Obama is now the target of late night talk show comedy. During Obama’s first term and the good old days of when Americans signed up for insurance voluntarily, comics found it difficult to find anything with which to lampoon the President.
How could you? As comedian Chris Rock said about Obama in an interview with CNN, “It’s like ‘Ooh, you’re young and virile and you’ve got a beautiful wife and kids. You’re the first African-American president.’ You know, what do you say?”
What a difference a few million computer glitches and a destructive healthcare act makes. Now, late night TV variety shows, the Country Music Award show, and weekly comedy series have lambasted the president, which must leave Chris Rock examining his stand-up material. Here’s a sampling: Country Music stars Carrie Underwood and Brad Paisley ridiculed Obama in a sketch at the CMAs last week, singing “Obamacare by morning/Over six people served.”

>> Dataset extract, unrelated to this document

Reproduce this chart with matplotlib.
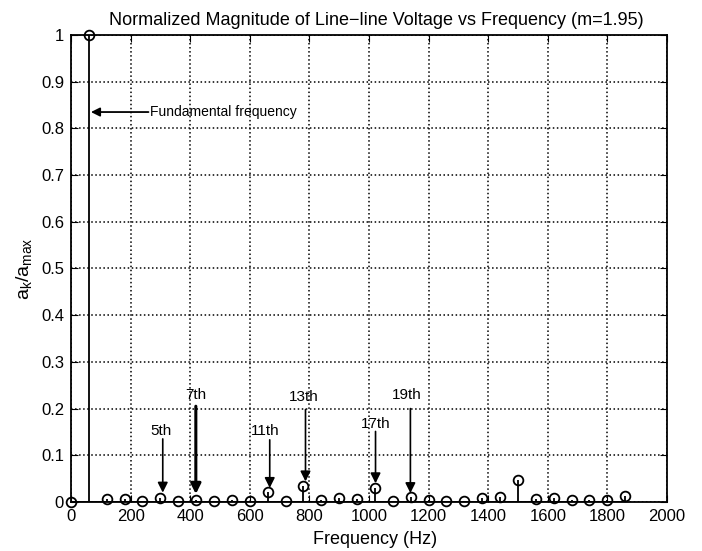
import matplotlib
matplotlib.use("Agg")
import matplotlib.pyplot as plt
import numpy as np

plt.rcParams['font.family'] = ['Liberation Sans', 'DejaVu Sans']

freqs = list(range(0, 1861, 60))
mags = [0.0, 1.0, 0.007, 0.006, 0.003, 0.009, 0.003, 0.005, 0.001, 0.004,
        0.001, 0.022, 0.003, 0.034, 0.004, 0.009, 0.007, 0.030, 0.003, 0.011,
        0.004, 0.003, 0.003, 0.008, 0.010, 0.047, 0.007, 0.008, 0.004, 0.004,
        0.004, 0.012]

# harmonic annotations
harm_labels = ["5th", "7th", "11th", "13th", "17th", "19th"]
harm_text_x = [301, 420, 653, 781, 1022, 1126]
harm_arrow_x = [308, 419, 667, 787, 1022, 1139]
harm_text_y = [0.152, 0.23, 0.152, 0.225, 0.168, 0.228]
harm_tail_y = [0.135, 0.205, 0.133, 0.198, 0.151, 0.20]
harm_head_y = [0.02, 0.017, 0.03, 0.044, 0.04, 0.019]
harm_lw = [1.2, 2.2, 1.2, 1.2, 1.2, 1.2]

fig = plt.figure(figsize=(7.02, 5.51), dpi=100)
ax = fig.add_axes([0.1011, 0.089, 0.8490, 0.8475])

ml, sl, bl = ax.stem(freqs, mags, linefmt='k-', markerfmt='ko', basefmt='k-')
ml.set_markerfacecolor('none')
ml.set_markersize(7)
ml.set_markeredgewidth(1.3)
ml.set_clip_on(False)
ml.set_zorder(5)
sl.set_linewidth(1.3)
bl.set_linewidth(1.3)

ax.set_xlim(0, 2000)
ax.set_ylim(0, 1)
ax.set_xticks(np.arange(0, 2001, 200))
ax.set_yticks(np.arange(0, 1.01, 0.1))
ax.set_yticklabels(['0', '0.1', '0.2', '0.3', '0.4', '0.5', '0.6', '0.7', '0.8', '0.9', '1'])
ax.grid(True, linestyle=':', color='black', linewidth=1.1)
ax.tick_params(direction='in', top=True, right=True, labelsize=12, length=5, pad=5)
for s in ax.spines.values():
    s.set_linewidth(1.3)

ax.set_title("Normalized Magnitude of Line\u2212line Voltage vs Frequency (m=1.95)",
             fontsize=13, pad=7, x=0.512)
ax.set_xlabel("Frequency (Hz)", fontsize=13, labelpad=5, x=0.51)
ax.set_ylabel(r"$\mathregular{a_k/a_{max}}$", fontsize=14, labelpad=5)

for lab, tx, x, ty, t0, t1, lw in zip(harm_labels, harm_text_x, harm_arrow_x, harm_text_y,
                                      harm_tail_y, harm_head_y, harm_lw):
    ax.annotate("", xy=(x, t1), xytext=(x, t0),
                arrowprops=dict(arrowstyle='-|>', color='black', lw=lw, mutation_scale=15,
                                shrinkA=0, shrinkB=0))
    ax.text(tx, ty, lab, ha='center', va='center', fontsize=11)

ax.annotate("", xy=(67, 0.835), xytext=(260, 0.835),
            arrowprops=dict(arrowstyle='-|>', color='black', lw=1.3, mutation_scale=13,
                            shrinkA=0, shrinkB=0))
ax.text(265, 0.835, "Fundamental frequency", ha='left', va='center', fontsize=10)

fig.savefig("out.png", dpi=100)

Of course, South Park couldn’t resist, mocking the President’s healthcare act with biting satire, including a Kathleen Sebelius look-alike as a school faculty member scapegoated as being responsible for a faulty new technology system at South Park Elementary.
We can’t be too surprised by South Park parodies, but it doesn’t stop there. Now even SNL tanked Healthcare.gov with a skit mocking it’s failure and its ability to sign up only a few users at a time. John Stewart has also jumped in with his regular commentary on “The Affordable Horror Show”. Recently, Jay Leno piled on with his characterization of “Obamacrash.” Not convinced that the website will be fixed in a few weeks as Obama and Sebelius assure us, Leno asked, “When was the last time the government fixed anything in a few weeks? We still have troops in Korea,” he said.
Never the less, all the mocking of Obamacare will not deter the entertainment community from helping Obamacare get traction. Spanish-language entertainers and journalists joined with California Endowment to grant $500,000 for television writers that play up the Affordable Care Act in their upcoming TV shows for the purpose of educating Hispanics. The scripts will include “true-life stories” that the writers hope will transcend the “noise” they hear from the “talking heads” who criticize Obamacare.
Also coming to the aid of the Affordable Care Act is Funny or Die, which promises to promote content that praises the benefits of Obamacare. In order to help in the outreach to young people, “We have ongoing projects in development and are shooting two new videos this month to release them by the end of the year.”